If the claims made in this article are to be believed, then Carbon Sciences have just become my favourite company of the millenium. They claim to have discovered a biomimetic process to catalyse CO2 into methane or propane or ethane, which can be used directly or combined into useable fuels again.
It seems to be a "just add water" kind of reaction, (underscoring water's importance as the universal solvent/reagent on Earth,) and as far as I can see, produces no other byproducts. Quick, what's the catch?
Reading their site, one phrase that crops up is "...Carbon Sciences is developing a proprietary process that requires significantly less energy than other approaches that have been tried." which implies that there is still going to be an energy cost to the conversion. Also, they do specifically mention splitting water into H and OH, a process which inevitably requires energy.
On the plus side, as long as supplying that energy requirement produces less carbon emissions than the original amount of CO2 being converted, we're ahead - the amount of CO2 will eventually diminish.
Also, providing much of the needed energy from some source like sunlight would be even better. Since a catalyst is involved, that means that the reaction needs little in the way of resources once the initial "working capital" of catalyst is acquired, and water is thankfully still plentiful enough.

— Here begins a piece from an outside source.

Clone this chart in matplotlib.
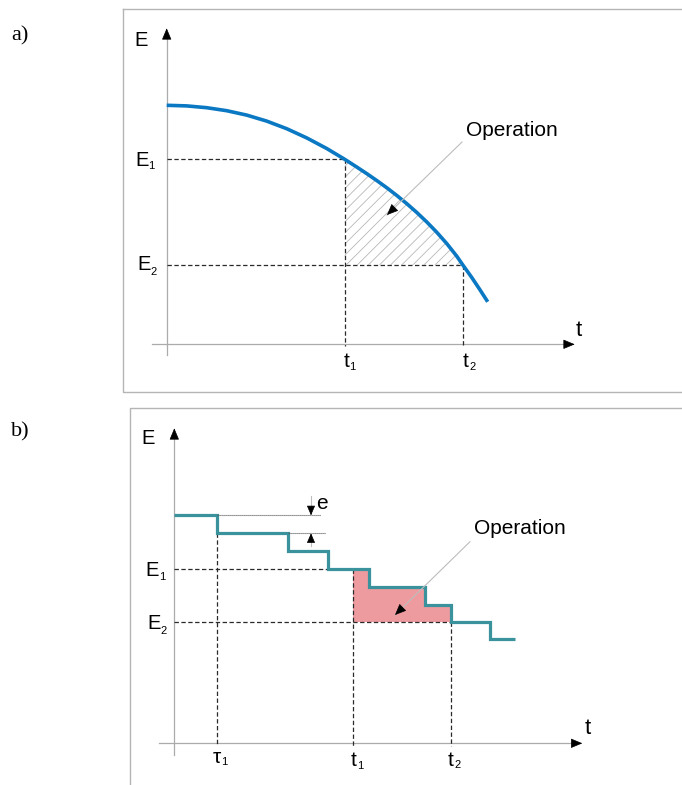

One further thought, and this is a wild stab in the dark - but if the process could use partially treated sewage water, and the process returned a certain quantity of recombined H2O at the end, then that would be even better. (If you split water into H and OH, that effectively leaves all other material behind. Recombining it into H2O again therefore produces totally pure potable water.)
Last observation: Using propane gas for running vehicles results in cleaner operation than using liquid fuels, and most car engines can be converted. So there's a further saving: the fuel produced by this reaction is cleaner to use.